## DATA PROVIDED
■ ■ ■
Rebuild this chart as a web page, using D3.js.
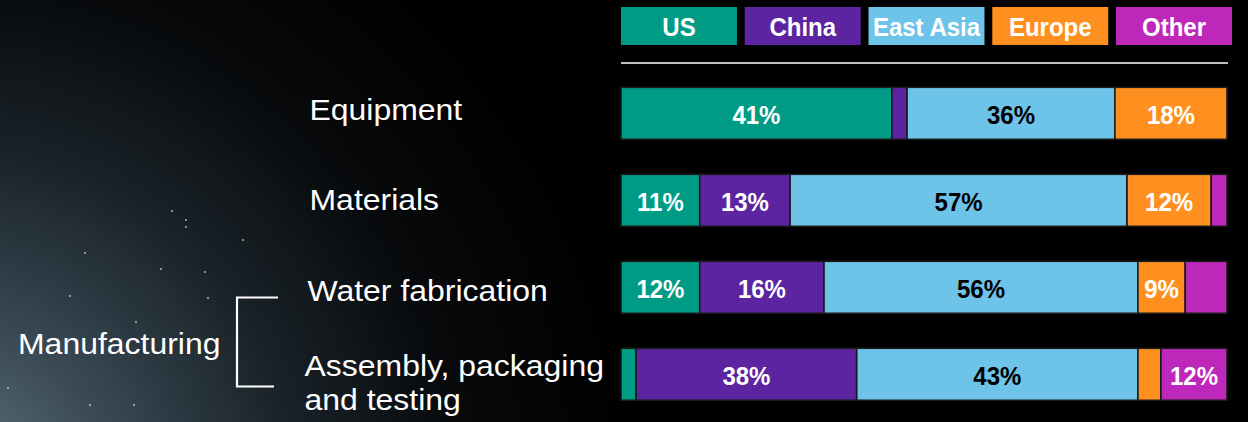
<!DOCTYPE html>
<html>
<head>
<meta charset="utf-8">
<script src="https://cdn.jsdelivr.net/npm/d3@7"></script>
<style>
  html, body { margin: 0; padding: 0; background: #000; }
  svg { display: block; }
  text { font-family: "Liberation Sans", Arial, sans-serif; }
</style>
</head>
<body>
<svg id="chart" width="1248" height="422"></svg>
<script>
// ---- data ----
const categories = ["Equipment", "Materials", "Water fabrication", "Assembly, packaging\nand testing"];
const series = ["US", "China", "East Asia", "Europe", "Other"];
// segment shares (% of bar length)
const us       = [44.7, 13.0, 13.0, 2.5];
const china    = [2.5, 14.9, 20.5, 36.4];
const eastAsia = [34.3, 55.6, 51.8, 46.4];
const europe   = [18.5, 13.9, 7.8, 3.8];
const other    = [0.0, 2.6, 6.9, 10.9];
// printed labels
const usLabels       = ["41%", "11%", "12%", ""];
const chinaLabels    = ["", "13%", "16%", "38%"];
const eastAsiaLabels = ["36%", "57%", "56%", "43%"];
const europeLabels   = ["18%", "12%", "9%", ""];
const otherLabels    = ["", "", "", "12%"];
const groupLabel = "Manufacturing";

const seriesValues = [us, china, eastAsia, europe, other];
const seriesLabels = [usLabels, chinaLabels, eastAsiaLabels, europeLabels, otherLabels];
const colors = ["#009b84", "#5c24a0", "#6ec4e8", "#ff901f", "#bd28bb"];
const labelColors = ["#ffffff", "#ffffff", "#000000", "#ffffff", "#ffffff"];

const svg = d3.select("#chart");
const W = 1248, H = 422;

// ---- background ----
const defs = svg.append("defs");
const rg = defs.append("radialGradient").attr("id", "glow")
  .attr("gradientUnits", "userSpaceOnUse")
  .attr("cx", -60).attr("cy", 500).attr("r", 700);
[[0, "#647b88"], [0.25, "#3a4a55"], [0.5, "#1a2329"], [0.75, "#07090b"], [1, "#000000"]]
  .forEach(([o, c]) => rg.append("stop").attr("offset", o).attr("stop-color", c));
svg.append("rect").attr("width", W).attr("height", H).attr("fill", "#000");
svg.append("rect").attr("width", W).attr("height", H).attr("fill", "url(#glow)");

const stars = [[172,211],[186,220],[186,227],[85,253],[161,269],[70,296],[136,322],[208,298],[8,388],[90,405],[134,405],[243,240],[205,272]];
svg.append("g").selectAll("circle").data(stars).join("circle")
  .attr("cx", d => d[0]).attr("cy", d => d[1]).attr("r", 1.1)
  .attr("fill", "#c8d2d8").attr("opacity", 0.8);

// ---- scales ----
const x = d3.scaleLinear().domain([0, 100]).range([621, 1227]);
const y = d3.scaleBand().domain(categories).range([87.3, 400.3]).paddingInner(0.402).paddingOuter(0);

// stack
const rows = categories.map((c, i) => {
  const o = { cat: c };
  series.forEach((s, j) => { o[s] = seriesValues[j][i]; });
  return o;
});
const stacked = d3.stack().keys(series)(rows);

// ---- legend ----
const lx = d3.scaleBand().domain(series).range([621, 1232]).paddingInner(0.063).paddingOuter(0);
const leg = svg.append("g");
leg.selectAll("rect").data(series).join("rect")
  .attr("x", d => lx(d)).attr("y", 7)
  .attr("width", lx.bandwidth()).attr("height", 38)
  .attr("fill", (d, i) => colors[i]);
leg.selectAll("text").data(series).join("text")
  .attr("transform", d => `translate(${lx(d) + lx.bandwidth() / 2},35.5) scale(0.96,1)`)
  .attr("text-anchor", "middle")
  .attr("fill", "#fff").attr("font-weight", "bold").attr("font-size", 25)
  .text(d => d);
svg.append("line").attr("x1", 621).attr("x2", 1228).attr("y1", 63).attr("y2", 63)
  .attr("stroke", "#fff").attr("stroke-width", 1.5);

// ---- bars ----
const layers = svg.append("g").selectAll("g").data(stacked).join("g")
  .attr("fill", (d, i) => colors[i]);
layers.selectAll("rect").data(d => d.filter(p => p[1] - p[0] > 0)).join("rect")
  .attr("x", d => x(d[0]))
  .attr("y", d => y(d.data.cat))
  .attr("width", d => x(d[1]) - x(d[0]))
  .attr("height", y.bandwidth())
  .attr("stroke", "#1a1a1a").attr("stroke-width", 1.6);

// segment labels
const lab = svg.append("g");
stacked.forEach((layer, si) => {
  lab.selectAll(null).data(layer.map((p, i) => ({ p, i })).filter(o => seriesLabels[si][o.i] !== ""))
    .join("text")
    .attr("transform", o => `translate(${(x(o.p[0]) + x(o.p[1])) / 2},${y(o.p.data.cat) + y.bandwidth() / 2 + 10.7}) scale(0.96,1)`)
    .attr("text-anchor", "middle")
    .attr("font-weight", "bold").attr("font-size", 25)
    .attr("fill", labelColors[si])
    .text(o => seriesLabels[si][o.i]);
});

// ---- category labels ----
const baseOffsets = [6.7, 9.8, 14.2, 2.2];
const lineGap = 33.5;
const cl = svg.append("g");
categories.forEach((c, i) => {
  const lines = c.split("\n");
  const cy = y(c) + y.bandwidth() / 2 + baseOffsets[i];
  const lxPos = lines.length === 1 ? (i < 2 ? 309.5 : 307.5) : 304.5;
  lines.forEach((ln, k) => {
    cl.append("text")
      .attr("transform", `translate(${lxPos},${cy + k * lineGap}) scale(1.065,1)`)
      .attr("fill", "#fff").attr("font-size", 30).text(ln);
  });
});

// ---- group bracket ----
const yTop = y(categories[2]) + 36.2, yBot = y(categories[3]) + y.bandwidth() - 13.8;
svg.append("path")
  .attr("d", `M278,${yTop} H237 V${yBot} H274`)
  .attr("fill", "none").attr("stroke", "#fff").attr("stroke-width", 2.2);
svg.append("text").attr("transform", "translate(18,354) scale(1.065,1)")
  .attr("fill", "#fff").attr("font-size", 30).text(groupLabel);
</script>
</body>
</html>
■ ■ ■
## WRITTEN EXERCISE
All of the material above should be reproduced exactly, except the pictures.

## EXERCISE SOLUTION
Rebuild this chart as a web page, using D3.js.
<!DOCTYPE html>
<html>
<head>
<meta charset="utf-8">
<script src="https://cdn.jsdelivr.net/npm/d3@7"></script>
<style>
  html, body { margin: 0; padding: 0; background: #000; }
  svg { display: block; }
  text { font-family: "Liberation Sans", Arial, sans-serif; }
</style>
</head>
<body>
<svg id="chart" width="1248" height="422"></svg>
<script>
// ---- data ----
const categories = ["Equipment", "Materials", "Water fabrication", "Assembly, packaging\nand testing"];
const series = ["US", "China", "East Asia", "Europe", "Other"];
// segment shares (% of bar length)
const us       = [44.7, 13.0, 13.0, 2.5];
const china    = [2.5, 14.9, 20.5, 36.4];
const eastAsia = [34.3, 55.6, 51.8, 46.4];
const europe   = [18.5, 13.9, 7.8, 3.8];
const other    = [0.0, 2.6, 6.9, 10.9];
// printed labels
const usLabels       = ["41%", "11%", "12%", ""];
const chinaLabels    = ["", "13%", "16%", "38%"];
const eastAsiaLabels = ["36%", "57%", "56%", "43%"];
const europeLabels   = ["18%", "12%", "9%", ""];
const otherLabels    = ["", "", "", "12%"];
const groupLabel = "Manufacturing";

const seriesValues = [us, china, eastAsia, europe, other];
const seriesLabels = [usLabels, chinaLabels, eastAsiaLabels, europeLabels, otherLabels];
const colors = ["#009b84", "#5c24a0", "#6ec4e8", "#ff901f", "#bd28bb"];
const labelColors = ["#ffffff", "#ffffff", "#000000", "#ffffff", "#ffffff"];

const svg = d3.select("#chart");
const W = 1248, H = 422;

// ---- background ----
const defs = svg.append("defs");
const rg = defs.append("radialGradient").attr("id", "glow")
  .attr("gradientUnits", "userSpaceOnUse")
  .attr("cx", -60).attr("cy", 500).attr("r", 700);
[[0, "#647b88"], [0.25, "#3a4a55"], [0.5, "#1a2329"], [0.75, "#07090b"], [1, "#000000"]]
  .forEach(([o, c]) => rg.append("stop").attr("offset", o).attr("stop-color", c));
svg.append("rect").attr("width", W).attr("height", H).attr("fill", "#000");
svg.append("rect").attr("width", W).attr("height", H).attr("fill", "url(#glow)");

const stars = [[172,211],[186,220],[186,227],[85,253],[161,269],[70,296],[136,322],[208,298],[8,388],[90,405],[134,405],[243,240],[205,272]];
svg.append("g").selectAll("circle").data(stars).join("circle")
  .attr("cx", d => d[0]).attr("cy", d => d[1]).attr("r", 1.1)
  .attr("fill", "#c8d2d8").attr("opacity", 0.8);

// ---- scales ----
const x = d3.scaleLinear().domain([0, 100]).range([621, 1227]);
const y = d3.scaleBand().domain(categories).range([87.3, 400.3]).paddingInner(0.402).paddingOuter(0);

// stack
const rows = categories.map((c, i) => {
  const o = { cat: c };
  series.forEach((s, j) => { o[s] = seriesValues[j][i]; });
  return o;
});
const stacked = d3.stack().keys(series)(rows);

// ---- legend ----
const lx = d3.scaleBand().domain(series).range([621, 1232]).paddingInner(0.063).paddingOuter(0);
const leg = svg.append("g");
leg.selectAll("rect").data(series).join("rect")
  .attr("x", d => lx(d)).attr("y", 7)
  .attr("width", lx.bandwidth()).attr("height", 38)
  .attr("fill", (d, i) => colors[i]);
leg.selectAll("text").data(series).join("text")
  .attr("transform", d => `translate(${lx(d) + lx.bandwidth() / 2},35.5) scale(0.96,1)`)
  .attr("text-anchor", "middle")
  .attr("fill", "#fff").attr("font-weight", "bold").attr("font-size", 25)
  .text(d => d);
svg.append("line").attr("x1", 621).attr("x2", 1228).attr("y1", 63).attr("y2", 63)
  .attr("stroke", "#fff").attr("stroke-width", 1.5);

// ---- bars ----
const layers = svg.append("g").selectAll("g").data(stacked).join("g")
  .attr("fill", (d, i) => colors[i]);
layers.selectAll("rect").data(d => d.filter(p => p[1] - p[0] > 0)).join("rect")
  .attr("x", d => x(d[0]))
  .attr("y", d => y(d.data.cat))
  .attr("width", d => x(d[1]) - x(d[0]))
  .attr("height", y.bandwidth())
  .attr("stroke", "#1a1a1a").attr("stroke-width", 1.6);

// segment labels
const lab = svg.append("g");
stacked.forEach((layer, si) => {
  lab.selectAll(null).data(layer.map((p, i) => ({ p, i })).filter(o => seriesLabels[si][o.i] !== ""))
    .join("text")
    .attr("transform", o => `translate(${(x(o.p[0]) + x(o.p[1])) / 2},${y(o.p.data.cat) + y.bandwidth() / 2 + 10.7}) scale(0.96,1)`)
    .attr("text-anchor", "middle")
    .attr("font-weight", "bold").attr("font-size", 25)
    .attr("fill", labelColors[si])
    .text(o => seriesLabels[si][o.i]);
});

// ---- category labels ----
const baseOffsets = [6.7, 9.8, 14.2, 2.2];
const lineGap = 33.5;
const cl = svg.append("g");
categories.forEach((c, i) => {
  const lines = c.split("\n");
  const cy = y(c) + y.bandwidth() / 2 + baseOffsets[i];
  const lxPos = lines.length === 1 ? (i < 2 ? 309.5 : 307.5) : 304.5;
  lines.forEach((ln, k) => {
    cl.append("text")
      .attr("transform", `translate(${lxPos},${cy + k * lineGap}) scale(1.065,1)`)
      .attr("fill", "#fff").attr("font-size", 30).text(ln);
  });
});

// ---- group bracket ----
const yTop = y(categories[2]) + 36.2, yBot = y(categories[3]) + y.bandwidth() - 13.8;
svg.append("path")
  .attr("d", `M278,${yTop} H237 V${yBot} H274`)
  .attr("fill", "none").attr("stroke", "#fff").attr("stroke-width", 2.2);
svg.append("text").attr("transform", "translate(18,354) scale(1.065,1)")
  .attr("fill", "#fff").attr("font-size", 30).text(groupLabel);
</script>
</body>
</html>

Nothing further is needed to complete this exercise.